HPC 101
This page offers a short explanation of essential concepts in High Performance Computing.
Concurrent vs. Parallel
Concurrent programs handle multiple instruction sequences at the same time.
Parallel programs execute multiple instruction sequences at the same time.
When a program runs in parallel on multiple cores it is always concurrent.
When a program is handled concurrently, it is not necessarily a parallel program. Instructions can also make use of time-sharing (e.g. sharing a single CPU core).
Multithreading vs. Multiprocessing
Multithreaded programs use multiple threads and are all part of the same process. These threads share the same memory and resources.
Multiprocessed programs use multiple processes. Each process has its own memory and resource allocation.
Both multithreaded and multiprocessed programs are concurrent programs, they are therefore also not necessarily parallel.
Multiprocessed programs however enable true parallelism, by using multiple CPU cores simultanously where each CPU core is assigned one process.
Compute Time vs. Communication Overhead
In HPC, program execution often focuses on designing multiprocessing programs that execute tasks in parallel across multiple compute nodes. A crucial consideration is balancing compute time against communication overhead.
For instance, when dealing with large datasets, distributing the workload by dividing the data into smaller chunks across multiple processors can significantly reduce computation time. However, excessively fine-grained data partitioning can lead to substantial communication overhead, where the time spent transferring data between nodes outweighs the computational gains.
Amdahls Law
Amdahls law is formula that shows how much faster a task can be completed when more resources are added to a system. In the context of P (fraction of the code that can be parallelized) and N (number of processors) the speedup is defined as follows:
- Speedup = 1 / (1 - P + P / N)
Below example illustrates that the serial portion of a program has a big impact on the overall speedup:

When using ADA, take Amdahls Law into consideration: parallelize your code as much as possible before scaling up your requested processors.
Terms
CPU: a physical, central processing unit in compute hardware. Most modern day CPU’s are multi-core, containing multiple cores.
vCPU: a virtual, central processing unit. A CPU can contain multiple vCPU’s.
Core: a physical processing unit on a CPU chip.
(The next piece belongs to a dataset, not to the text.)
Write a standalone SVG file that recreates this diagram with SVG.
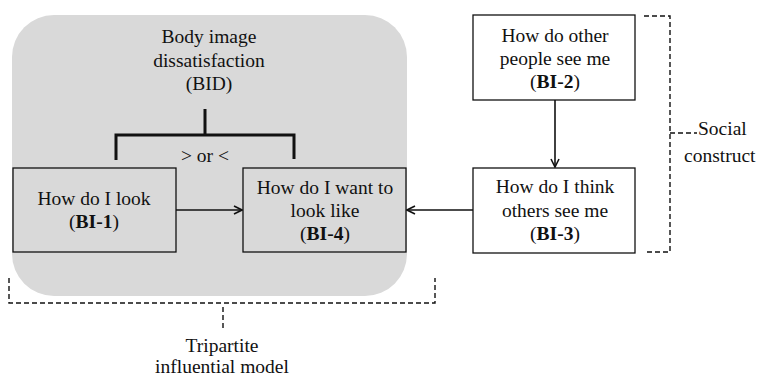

Logical core: a virtual processing unit. A core can have multiple logical cores.
Hyperthreading: a technology that allows a core to appear as two logical cores in an operating system. Most hardware in the ADA cluster uses this technology by default. Compute intensive workloads will benefit to disable hyperthreading.
GPU: a physical, graphical processing unit in compute hardware.
vGPU: a virtual, graphical processing unit. A GPU can contain multiple vGPU’s.
RAM: Random Access Memory, the temporary storage for data that the CPU needs. RAM offers fast Read/Write speeds and is volatile (data is lost when power is turned off).
HDD: Hard Disk Drive, persistent storage offering Read/Write operations.
SSD: Solid State Drive, persistent storage that offers faster Read/Write speeds than HDD’s.
Scratch Space: When we refer to scratch space, we usually refer to the local SSD storage on the compute nodes. Use of scratch can significantly speed up your programs if it relies heavily on data operations.